>> Start Supplied information
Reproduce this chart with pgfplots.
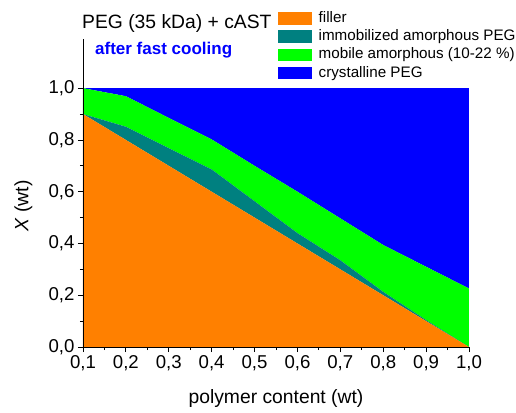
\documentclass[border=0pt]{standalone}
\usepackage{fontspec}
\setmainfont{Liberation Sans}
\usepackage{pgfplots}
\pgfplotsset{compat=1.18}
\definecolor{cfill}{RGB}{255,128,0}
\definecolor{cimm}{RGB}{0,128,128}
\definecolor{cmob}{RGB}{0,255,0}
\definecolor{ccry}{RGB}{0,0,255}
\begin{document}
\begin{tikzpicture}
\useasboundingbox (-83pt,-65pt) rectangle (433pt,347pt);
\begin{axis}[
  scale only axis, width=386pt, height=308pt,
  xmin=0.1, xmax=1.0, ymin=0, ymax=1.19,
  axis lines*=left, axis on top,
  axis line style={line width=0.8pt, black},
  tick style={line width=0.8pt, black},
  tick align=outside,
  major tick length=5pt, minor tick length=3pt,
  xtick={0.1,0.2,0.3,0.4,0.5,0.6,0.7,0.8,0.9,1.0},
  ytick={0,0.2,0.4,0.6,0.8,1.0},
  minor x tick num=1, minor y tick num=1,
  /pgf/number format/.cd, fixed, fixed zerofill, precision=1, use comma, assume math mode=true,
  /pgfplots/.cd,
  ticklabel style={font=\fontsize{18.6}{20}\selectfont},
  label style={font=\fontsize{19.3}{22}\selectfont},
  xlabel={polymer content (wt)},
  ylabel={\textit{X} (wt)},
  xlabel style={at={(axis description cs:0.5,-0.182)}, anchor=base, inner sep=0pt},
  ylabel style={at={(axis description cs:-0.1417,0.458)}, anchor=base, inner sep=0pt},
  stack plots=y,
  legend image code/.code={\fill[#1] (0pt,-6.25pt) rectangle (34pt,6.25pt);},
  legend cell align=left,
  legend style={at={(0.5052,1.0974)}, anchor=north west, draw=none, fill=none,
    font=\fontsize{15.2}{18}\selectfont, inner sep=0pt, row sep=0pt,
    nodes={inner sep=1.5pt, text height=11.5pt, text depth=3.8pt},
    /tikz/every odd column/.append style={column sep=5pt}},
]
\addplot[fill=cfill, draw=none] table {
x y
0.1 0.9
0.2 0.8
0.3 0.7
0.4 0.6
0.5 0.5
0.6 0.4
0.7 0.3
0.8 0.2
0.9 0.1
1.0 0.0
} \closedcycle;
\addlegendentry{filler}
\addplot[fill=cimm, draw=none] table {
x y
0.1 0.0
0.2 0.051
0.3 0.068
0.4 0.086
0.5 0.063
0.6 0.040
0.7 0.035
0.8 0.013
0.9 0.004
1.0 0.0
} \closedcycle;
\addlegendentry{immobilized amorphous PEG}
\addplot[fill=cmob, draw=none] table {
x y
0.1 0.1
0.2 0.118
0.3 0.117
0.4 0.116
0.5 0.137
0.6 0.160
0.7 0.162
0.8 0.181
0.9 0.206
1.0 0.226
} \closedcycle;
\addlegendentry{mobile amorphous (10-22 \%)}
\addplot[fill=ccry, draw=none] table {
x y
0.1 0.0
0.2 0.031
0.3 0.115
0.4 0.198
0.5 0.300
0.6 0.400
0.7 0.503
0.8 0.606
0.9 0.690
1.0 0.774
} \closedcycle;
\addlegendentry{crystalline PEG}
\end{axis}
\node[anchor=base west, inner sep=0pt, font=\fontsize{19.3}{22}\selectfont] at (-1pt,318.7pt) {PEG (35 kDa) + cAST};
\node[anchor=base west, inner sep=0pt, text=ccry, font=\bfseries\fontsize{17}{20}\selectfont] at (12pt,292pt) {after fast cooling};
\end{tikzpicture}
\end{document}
>> End Supplied information
» **Instructions to follow**:
Restate the data above exactly, stripping out each image.

» **Complete output**:
Reproduce this chart with pgfplots.
\documentclass[border=0pt]{standalone}
\usepackage{fontspec}
\setmainfont{Liberation Sans}
\usepackage{pgfplots}
\pgfplotsset{compat=1.18}
\definecolor{cfill}{RGB}{255,128,0}
\definecolor{cimm}{RGB}{0,128,128}
\definecolor{cmob}{RGB}{0,255,0}
\definecolor{ccry}{RGB}{0,0,255}
\begin{document}
\begin{tikzpicture}
\useasboundingbox (-83pt,-65pt) rectangle (433pt,347pt);
\begin{axis}[
  scale only axis, width=386pt, height=308pt,
  xmin=0.1, xmax=1.0, ymin=0, ymax=1.19,
  axis lines*=left, axis on top,
  axis line style={line width=0.8pt, black},
  tick style={line width=0.8pt, black},
  tick align=outside,
  major tick length=5pt, minor tick length=3pt,
  xtick={0.1,0.2,0.3,0.4,0.5,0.6,0.7,0.8,0.9,1.0},
  ytick={0,0.2,0.4,0.6,0.8,1.0},
  minor x tick num=1, minor y tick num=1,
  /pgf/number format/.cd, fixed, fixed zerofill, precision=1, use comma, assume math mode=true,
  /pgfplots/.cd,
  ticklabel style={font=\fontsize{18.6}{20}\selectfont},
  label style={font=\fontsize{19.3}{22}\selectfont},
  xlabel={polymer content (wt)},
  ylabel={\textit{X} (wt)},
  xlabel style={at={(axis description cs:0.5,-0.182)}, anchor=base, inner sep=0pt},
  ylabel style={at={(axis description cs:-0.1417,0.458)}, anchor=base, inner sep=0pt},
  stack plots=y,
  legend image code/.code={\fill[#1] (0pt,-6.25pt) rectangle (34pt,6.25pt);},
  legend cell align=left,
  legend style={at={(0.5052,1.0974)}, anchor=north west, draw=none, fill=none,
    font=\fontsize{15.2}{18}\selectfont, inner sep=0pt, row sep=0pt,
    nodes={inner sep=1.5pt, text height=11.5pt, text depth=3.8pt},
    /tikz/every odd column/.append style={column sep=5pt}},
]
\addplot[fill=cfill, draw=none] table {
x y
0.1 0.9
0.2 0.8
0.3 0.7
0.4 0.6
0.5 0.5
0.6 0.4
0.7 0.3
0.8 0.2
0.9 0.1
1.0 0.0
} \closedcycle;
\addlegendentry{filler}
\addplot[fill=cimm, draw=none] table {
x y
0.1 0.0
0.2 0.051
0.3 0.068
0.4 0.086
0.5 0.063
0.6 0.040
0.7 0.035
0.8 0.013
0.9 0.004
1.0 0.0
} \closedcycle;
\addlegendentry{immobilized amorphous PEG}
\addplot[fill=cmob, draw=none] table {
x y
0.1 0.1
0.2 0.118
0.3 0.117
0.4 0.116
0.5 0.137
0.6 0.160
0.7 0.162
0.8 0.181
0.9 0.206
1.0 0.226
} \closedcycle;
\addlegendentry{mobile amorphous (10-22 \%)}
\addplot[fill=ccry, draw=none] table {
x y
0.1 0.0
0.2 0.031
0.3 0.115
0.4 0.198
0.5 0.300
0.6 0.400
0.7 0.503
0.8 0.606
0.9 0.690
1.0 0.774
} \closedcycle;
\addlegendentry{crystalline PEG}
\end{axis}
\node[anchor=base west, inner sep=0pt, font=\fontsize{19.3}{22}\selectfont] at (-1pt,318.7pt) {PEG (35 kDa) + cAST};
\node[anchor=base west, inner sep=0pt, text=ccry, font=\bfseries\fontsize{17}{20}\selectfont] at (12pt,292pt) {after fast cooling};
\end{tikzpicture}
\end{document}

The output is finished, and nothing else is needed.